**DATA LINES:**
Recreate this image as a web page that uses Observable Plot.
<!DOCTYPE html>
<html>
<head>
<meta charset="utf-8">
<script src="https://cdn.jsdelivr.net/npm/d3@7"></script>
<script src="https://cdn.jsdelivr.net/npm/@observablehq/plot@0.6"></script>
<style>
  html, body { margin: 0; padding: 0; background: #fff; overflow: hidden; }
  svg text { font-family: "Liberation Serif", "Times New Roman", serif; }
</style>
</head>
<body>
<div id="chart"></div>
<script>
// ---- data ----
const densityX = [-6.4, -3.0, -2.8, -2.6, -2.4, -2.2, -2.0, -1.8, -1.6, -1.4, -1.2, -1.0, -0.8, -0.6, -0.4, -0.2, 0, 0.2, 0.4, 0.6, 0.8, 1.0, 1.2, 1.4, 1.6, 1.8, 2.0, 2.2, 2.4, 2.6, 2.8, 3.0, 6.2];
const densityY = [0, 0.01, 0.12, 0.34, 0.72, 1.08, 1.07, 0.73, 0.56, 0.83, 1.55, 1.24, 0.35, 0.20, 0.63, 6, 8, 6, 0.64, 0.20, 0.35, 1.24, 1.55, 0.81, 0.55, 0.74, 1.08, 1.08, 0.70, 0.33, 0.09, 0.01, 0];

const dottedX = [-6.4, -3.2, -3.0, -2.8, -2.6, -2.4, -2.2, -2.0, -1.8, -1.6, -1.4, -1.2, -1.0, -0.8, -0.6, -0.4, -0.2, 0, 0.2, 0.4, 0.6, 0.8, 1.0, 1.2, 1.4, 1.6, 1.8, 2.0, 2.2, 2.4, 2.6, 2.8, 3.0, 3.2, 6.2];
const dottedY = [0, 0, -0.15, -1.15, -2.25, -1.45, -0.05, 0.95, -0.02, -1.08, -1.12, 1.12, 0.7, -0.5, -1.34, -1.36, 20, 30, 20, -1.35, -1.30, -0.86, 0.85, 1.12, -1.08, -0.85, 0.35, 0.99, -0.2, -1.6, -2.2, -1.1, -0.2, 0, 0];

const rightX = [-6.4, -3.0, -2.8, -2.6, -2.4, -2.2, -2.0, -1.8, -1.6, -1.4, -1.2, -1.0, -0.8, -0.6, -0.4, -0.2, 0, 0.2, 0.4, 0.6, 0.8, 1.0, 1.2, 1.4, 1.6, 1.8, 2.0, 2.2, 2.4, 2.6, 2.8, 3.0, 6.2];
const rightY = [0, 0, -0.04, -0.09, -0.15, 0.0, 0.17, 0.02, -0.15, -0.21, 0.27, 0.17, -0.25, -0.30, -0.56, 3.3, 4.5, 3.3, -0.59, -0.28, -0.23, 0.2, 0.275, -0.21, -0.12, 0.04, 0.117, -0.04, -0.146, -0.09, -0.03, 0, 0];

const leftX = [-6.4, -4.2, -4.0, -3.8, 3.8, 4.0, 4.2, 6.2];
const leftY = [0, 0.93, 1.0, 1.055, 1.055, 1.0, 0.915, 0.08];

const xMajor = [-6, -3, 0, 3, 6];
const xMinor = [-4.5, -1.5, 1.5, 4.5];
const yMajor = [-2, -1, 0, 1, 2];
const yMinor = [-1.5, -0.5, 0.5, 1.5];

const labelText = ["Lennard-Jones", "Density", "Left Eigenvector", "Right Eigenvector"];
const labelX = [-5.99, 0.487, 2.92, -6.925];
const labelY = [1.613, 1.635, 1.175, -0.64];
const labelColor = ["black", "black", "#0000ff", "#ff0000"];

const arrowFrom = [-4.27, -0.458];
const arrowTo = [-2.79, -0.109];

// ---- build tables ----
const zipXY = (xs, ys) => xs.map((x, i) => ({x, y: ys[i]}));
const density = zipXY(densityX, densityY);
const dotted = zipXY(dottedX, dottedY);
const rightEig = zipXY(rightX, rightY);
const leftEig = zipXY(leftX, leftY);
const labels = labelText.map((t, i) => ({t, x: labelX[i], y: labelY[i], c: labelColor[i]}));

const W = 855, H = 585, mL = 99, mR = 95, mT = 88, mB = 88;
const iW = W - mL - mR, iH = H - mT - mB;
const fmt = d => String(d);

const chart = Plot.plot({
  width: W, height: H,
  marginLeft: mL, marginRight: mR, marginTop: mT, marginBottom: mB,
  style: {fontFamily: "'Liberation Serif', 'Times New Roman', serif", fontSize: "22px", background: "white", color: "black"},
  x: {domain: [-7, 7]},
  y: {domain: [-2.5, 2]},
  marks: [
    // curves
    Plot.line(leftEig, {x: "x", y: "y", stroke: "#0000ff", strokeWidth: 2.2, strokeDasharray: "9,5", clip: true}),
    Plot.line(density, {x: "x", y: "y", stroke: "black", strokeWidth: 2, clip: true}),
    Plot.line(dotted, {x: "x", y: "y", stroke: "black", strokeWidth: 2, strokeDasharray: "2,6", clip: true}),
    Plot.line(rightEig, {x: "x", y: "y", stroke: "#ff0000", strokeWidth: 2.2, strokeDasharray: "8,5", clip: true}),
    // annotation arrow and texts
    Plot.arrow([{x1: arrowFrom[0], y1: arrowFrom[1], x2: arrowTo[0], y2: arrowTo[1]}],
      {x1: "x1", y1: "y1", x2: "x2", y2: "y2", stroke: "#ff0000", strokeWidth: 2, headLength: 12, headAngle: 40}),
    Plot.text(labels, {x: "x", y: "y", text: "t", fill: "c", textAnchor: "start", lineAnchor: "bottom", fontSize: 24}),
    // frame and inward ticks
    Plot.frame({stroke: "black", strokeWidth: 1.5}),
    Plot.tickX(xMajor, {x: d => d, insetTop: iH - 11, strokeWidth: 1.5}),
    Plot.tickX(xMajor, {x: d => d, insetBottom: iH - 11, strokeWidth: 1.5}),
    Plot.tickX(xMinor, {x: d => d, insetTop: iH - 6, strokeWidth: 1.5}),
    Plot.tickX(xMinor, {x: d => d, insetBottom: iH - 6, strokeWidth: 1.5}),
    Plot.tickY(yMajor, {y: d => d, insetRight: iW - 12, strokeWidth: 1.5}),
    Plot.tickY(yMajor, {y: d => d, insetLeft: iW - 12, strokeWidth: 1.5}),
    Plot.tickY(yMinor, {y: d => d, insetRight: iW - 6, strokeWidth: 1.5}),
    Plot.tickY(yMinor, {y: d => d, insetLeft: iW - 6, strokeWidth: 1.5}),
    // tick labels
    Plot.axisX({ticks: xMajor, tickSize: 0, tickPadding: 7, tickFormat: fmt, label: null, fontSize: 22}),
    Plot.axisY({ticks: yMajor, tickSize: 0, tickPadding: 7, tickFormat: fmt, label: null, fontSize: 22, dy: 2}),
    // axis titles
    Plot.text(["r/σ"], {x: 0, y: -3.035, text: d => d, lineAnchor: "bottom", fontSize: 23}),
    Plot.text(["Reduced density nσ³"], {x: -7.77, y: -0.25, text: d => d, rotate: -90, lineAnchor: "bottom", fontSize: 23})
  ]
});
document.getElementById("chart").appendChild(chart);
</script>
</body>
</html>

**AIM OF THE TASK:** Go through the listing and copy all of it exactly.

**EXERCISE RESULT:**
Recreate this image as a web page that uses Observable Plot.
<!DOCTYPE html>
<html>
<head>
<meta charset="utf-8">
<script src="https://cdn.jsdelivr.net/npm/d3@7"></script>
<script src="https://cdn.jsdelivr.net/npm/@observablehq/plot@0.6"></script>
<style>
  html, body { margin: 0; padding: 0; background: #fff; overflow: hidden; }
  svg text { font-family: "Liberation Serif", "Times New Roman", serif; }
</style>
</head>
<body>
<div id="chart"></div>
<script>
// ---- data ----
const densityX = [-6.4, -3.0, -2.8, -2.6, -2.4, -2.2, -2.0, -1.8, -1.6, -1.4, -1.2, -1.0, -0.8, -0.6, -0.4, -0.2, 0, 0.2, 0.4, 0.6, 0.8, 1.0, 1.2, 1.4, 1.6, 1.8, 2.0, 2.2, 2.4, 2.6, 2.8, 3.0, 6.2];
const densityY = [0, 0.01, 0.12, 0.34, 0.72, 1.08, 1.07, 0.73, 0.56, 0.83, 1.55, 1.24, 0.35, 0.20, 0.63, 6, 8, 6, 0.64, 0.20, 0.35, 1.24, 1.55, 0.81, 0.55, 0.74, 1.08, 1.08, 0.70, 0.33, 0.09, 0.01, 0];

const dottedX = [-6.4, -3.2, -3.0, -2.8, -2.6, -2.4, -2.2, -2.0, -1.8, -1.6, -1.4, -1.2, -1.0, -0.8, -0.6, -0.4, -0.2, 0, 0.2, 0.4, 0.6, 0.8, 1.0, 1.2, 1.4, 1.6, 1.8, 2.0, 2.2, 2.4, 2.6, 2.8, 3.0, 3.2, 6.2];
const dottedY = [0, 0, -0.15, -1.15, -2.25, -1.45, -0.05, 0.95, -0.02, -1.08, -1.12, 1.12, 0.7, -0.5, -1.34, -1.36, 20, 30, 20, -1.35, -1.30, -0.86, 0.85, 1.12, -1.08, -0.85, 0.35, 0.99, -0.2, -1.6, -2.2, -1.1, -0.2, 0, 0];

const rightX = [-6.4, -3.0, -2.8, -2.6, -2.4, -2.2, -2.0, -1.8, -1.6, -1.4, -1.2, -1.0, -0.8, -0.6, -0.4, -0.2, 0, 0.2, 0.4, 0.6, 0.8, 1.0, 1.2, 1.4, 1.6, 1.8, 2.0, 2.2, 2.4, 2.6, 2.8, 3.0, 6.2];
const rightY = [0, 0, -0.04, -0.09, -0.15, 0.0, 0.17, 0.02, -0.15, -0.21, 0.27, 0.17, -0.25, -0.30, -0.56, 3.3, 4.5, 3.3, -0.59, -0.28, -0.23, 0.2, 0.275, -0.21, -0.12, 0.04, 0.117, -0.04, -0.146, -0.09, -0.03, 0, 0];

const leftX = [-6.4, -4.2, -4.0, -3.8, 3.8, 4.0, 4.2, 6.2];
const leftY = [0, 0.93, 1.0, 1.055, 1.055, 1.0, 0.915, 0.08];

const xMajor = [-6, -3, 0, 3, 6];
const xMinor = [-4.5, -1.5, 1.5, 4.5];
const yMajor = [-2, -1, 0, 1, 2];
const yMinor = [-1.5, -0.5, 0.5, 1.5];

const labelText = ["Lennard-Jones", "Density", "Left Eigenvector", "Right Eigenvector"];
const labelX = [-5.99, 0.487, 2.92, -6.925];
const labelY = [1.613, 1.635, 1.175, -0.64];
const labelColor = ["black", "black", "#0000ff", "#ff0000"];

const arrowFrom = [-4.27, -0.458];
const arrowTo = [-2.79, -0.109];

// ---- build tables ----
const zipXY = (xs, ys) => xs.map((x, i) => ({x, y: ys[i]}));
const density = zipXY(densityX, densityY);
const dotted = zipXY(dottedX, dottedY);
const rightEig = zipXY(rightX, rightY);
const leftEig = zipXY(leftX, leftY);
const labels = labelText.map((t, i) => ({t, x: labelX[i], y: labelY[i], c: labelColor[i]}));

const W = 855, H = 585, mL = 99, mR = 95, mT = 88, mB = 88;
const iW = W - mL - mR, iH = H - mT - mB;
const fmt = d => String(d);

const chart = Plot.plot({
  width: W, height: H,
  marginLeft: mL, marginRight: mR, marginTop: mT, marginBottom: mB,
  style: {fontFamily: "'Liberation Serif', 'Times New Roman', serif", fontSize: "22px", background: "white", color: "black"},
  x: {domain: [-7, 7]},
  y: {domain: [-2.5, 2]},
  marks: [
    // curves
    Plot.line(leftEig, {x: "x", y: "y", stroke: "#0000ff", strokeWidth: 2.2, strokeDasharray: "9,5", clip: true}),
    Plot.line(density, {x: "x", y: "y", stroke: "black", strokeWidth: 2, clip: true}),
    Plot.line(dotted, {x: "x", y: "y", stroke: "black", strokeWidth: 2, strokeDasharray: "2,6", clip: true}),
    Plot.line(rightEig, {x: "x", y: "y", stroke: "#ff0000", strokeWidth: 2.2, strokeDasharray: "8,5", clip: true}),
    // annotation arrow and texts
    Plot.arrow([{x1: arrowFrom[0], y1: arrowFrom[1], x2: arrowTo[0], y2: arrowTo[1]}],
      {x1: "x1", y1: "y1", x2: "x2", y2: "y2", stroke: "#ff0000", strokeWidth: 2, headLength: 12, headAngle: 40}),
    Plot.text(labels, {x: "x", y: "y", text: "t", fill: "c", textAnchor: "start", lineAnchor: "bottom", fontSize: 24}),
    // frame and inward ticks
    Plot.frame({stroke: "black", strokeWidth: 1.5}),
    Plot.tickX(xMajor, {x: d => d, insetTop: iH - 11, strokeWidth: 1.5}),
    Plot.tickX(xMajor, {x: d => d, insetBottom: iH - 11, strokeWidth: 1.5}),
    Plot.tickX(xMinor, {x: d => d, insetTop: iH - 6, strokeWidth: 1.5}),
    Plot.tickX(xMinor, {x: d => d, insetBottom: iH - 6, strokeWidth: 1.5}),
    Plot.tickY(yMajor, {y: d => d, insetRight: iW - 12, strokeWidth: 1.5}),
    Plot.tickY(yMajor, {y: d => d, insetLeft: iW - 12, strokeWidth: 1.5}),
    Plot.tickY(yMinor, {y: d => d, insetRight: iW - 6, strokeWidth: 1.5}),
    Plot.tickY(yMinor, {y: d => d, insetLeft: iW - 6, strokeWidth: 1.5}),
    // tick labels
    Plot.axisX({ticks: xMajor, tickSize: 0, tickPadding: 7, tickFormat: fmt, label: null, fontSize: 22}),
    Plot.axisY({ticks: yMajor, tickSize: 0, tickPadding: 7, tickFormat: fmt, label: null, fontSize: 22, dy: 2}),
    // axis titles
    Plot.text(["r/σ"], {x: 0, y: -3.035, text: d => d, lineAnchor: "bottom", fontSize: 23}),
    Plot.text(["Reduced density nσ³"], {x: -7.77, y: -0.25, text: d => d, rotate: -90, lineAnchor: "bottom", fontSize: 23})
  ]
});
document.getElementById("chart").appendChild(chart);
</script>
</body>
</html>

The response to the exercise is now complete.